Health and Safety Authority to get tough on farmers in 2015

Farmers will be brought straight to prosecution if they are found to be operating machinery without PTO covers, according to Health and Safety Authority (HSA) Chief Executive Officer Martin O’Halloran.

Speaking on the RTE’s Morning Ireland radio programme, he added that his organisation’s inspectors will take the same approach if unguarded slurry mixing points are identified and when young children are found to be riding in tractors without safety belts.

“Obviously, we will take each case on its individual merits,” he commented.

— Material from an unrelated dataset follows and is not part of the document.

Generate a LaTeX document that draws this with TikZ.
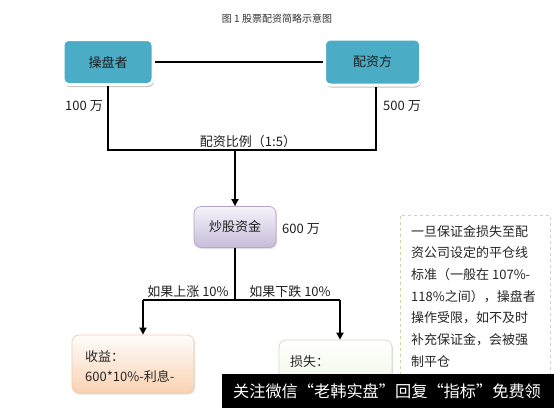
\documentclass[tikz,border=0pt]{standalone}
\usepackage{fontspec}
\setmainfont{Noto Sans CJK SC}
\usetikzlibrary{arrows.meta,shadows,calc}
\definecolor{tealfill}{HTML}{4BACC6}
\definecolor{txt}{HTML}{1E1E1E}
\definecolor{purtop}{HTML}{F6F3FA}
\definecolor{purbot}{HTML}{C7BCDA}
\definecolor{purline}{HTML}{B4A7CB}
\definecolor{peachtop}{HTML}{FFFDFB}
\definecolor{peachbot}{HTML}{FAD2B2}
\definecolor{peachline}{HTML}{F3CDAE}
\definecolor{greentop}{HTML}{FFFFFF}
\definecolor{greenbot}{HTML}{E8F0D6}
\definecolor{greenline}{HTML}{D3DFBA}
\definecolor{dashcol}{HTML}{C9D7A6}
\begin{document}
\begin{tikzpicture}[x=1pt,y=-1pt,
  every node/.style={text=txt},
  base/.style={font=\fontsize{13}{15}\selectfont},
  tealbox/.style={base, rectangle, rounded corners=6pt, fill=tealfill, draw=white, line width=3pt,
     drop shadow={shadow xshift=1pt, shadow yshift=-2.5pt, fill=black, opacity=0.25}},
  gradbox/.style={rectangle, rounded corners=7pt, line width=0.8pt,
     drop shadow={shadow xshift=1pt, shadow yshift=-1.5pt, fill=black, opacity=0.12}},
  conn/.style={line width=2.6pt, black},
  tip/.style={-{Triangle[width=7pt,length=7pt]}},
  lbl/.style={base, inner sep=0pt},
  line/.style={base, anchor=west, inner sep=0pt, text height=10pt, text depth=2pt, text=black!85},
]
\useasboundingbox (0,0) rectangle (554,407);
\clip (0,0) rectangle (554,407);
\fill[white] (0,0) rectangle (554,407);

% title
\node[font=\fontsize{10}{12}\selectfont, text=black!80] (title) at (277,19) {图 1 股票配资简略示意图};

% top boxes
\node[tealbox, minimum width=90pt, minimum height=45pt] (op) at (108,62) {操盘者};
\node[tealbox, minimum width=96pt, minimum height=46pt] (pz) at (372.5,62) {配资方};
\draw[conn] (op.east) -- (pz.west);

\coordinate (jL) at (108,150);
\coordinate (jR) at (376,150);
\coordinate (jM) at (235,150);
\draw[conn] (op.south) -- (jL) -- (jR) -- (jR |- pz.south);

\node[lbl, anchor=east] (l100) at (103,106) {100 万};
\node[lbl, anchor=west] (l500) at (383,106) {500 万};
\node[lbl] (ratio) at (248,142) {配资比例（1:5）};

% fund box
\node[gradbox, base, top color=purtop, bottom color=purbot, draw=purline,
      minimum width=82pt, minimum height=41pt] (fund) at (235,227) {炒股资金};
\draw[conn, tip] (jM) -- (fund.north);
\node[lbl, anchor=west] (l600) at (282,229) {600 万};

% branches
\coordinate (jB) at (235,300);
\coordinate (jBL) at (143,300);
\coordinate (jBR) at (340,300);

% gain / loss boxes
\node[gradbox, top color=peachtop, bottom color=peachbot, draw=peachline,
      minimum width=122pt, minimum height=58pt] (gain) at (133,364) {};
\node[gradbox, top color=greentop, bottom color=greenbot, draw=greenline,
      minimum width=113pt, minimum height=80pt] (loss) at (335.5,380) {};

\draw[conn] (fund.south) -- (jB);
\draw[conn] (jBL) -- (jBR);
\draw[conn, tip] (jBL) -- (jBL |- gain.north);
\draw[conn, tip] (jBR) -- (jBR |- loss.north);

\node[lbl] (up) at (188,292) {如果上涨 10\%};
\node[lbl] (down) at (290,292) {如果下跌 10\%};

\node[line] (g1) at (85,357) {收益：};
\node[line] (g2) at (85,377) {600*10\%-利息-};
\node[line] (s1) at (290,362) {损失：};
\node[line] (s2) at (290,383) {600*10\%-利息-};

% note box
\node[draw=dashcol, dashed, line width=0.8pt, rectangle, minimum width=150pt, minimum height=215pt, inner sep=0pt] (note) at (475,322.5) {};
\foreach \t [count=\i] in {一旦保证金损失至配, 资公司设定的平仓线, 标准（一般在 107\%-, {118\%之间），操盘者}, {操作受限，如不及时}, {补充保证金，会被强}, 制平仓}
  \node[line] (n\i) at (411,{232+(\i-1)*21.7}) {\t};

% watermark bar
\fill[black] (222,374) rectangle (554,410);
\node[font=\fontsize{16.2}{18}\selectfont, text=white, inner sep=0pt] (bar) at (387,391) {关注微信“老韩实盘”回复“指标”免费领};
\end{tikzpicture}
\end{document}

“Farmers must take all possible steps to ensure that their workplaces are fully compliant from a health and safety perspective.  Machinery related accidents account for the largest single number of fatalities and injuries incurred on our farms with incidents involving livestock, falls from heights and slurry management also featuring prominently.

“It is crucially, important for farmers to ensure that all of their machinery items are regularly serviced and maintained in a condition which is commensurate with the highest possible health and safety standards.”

The HSA representative was commenting on the news that 29 people died in farm-related accidents during 2014. The twelve month period ended with the death of a Co Cork farmer, who was crushed by a JCB while feeding cattle on New Year’s Eve.

O’Halloran also pointed out that a lot of work has been done to raise awareness of health and safety matters within the various agri sectors.

“There are numerous groups now working to help increase these levels of awareness further and to drive down the accident rates incurred on Irish farms,” he said

He is also conscious of the fact that older people and young children accounted for a high proportion of the farm deaths incurred on Irish farms during 2014.

“In my view the issue of when older farmers should consider retiring is one that must be addressed at both family and industry level. The vast majority of Irish farms are maintained to the highest possible standard from a health and safety perspective.

“There is tremendous work being carried by numerous organisations to improve health and safety standards across Irish agriculture as a whole. All of this must be built on in 2015.”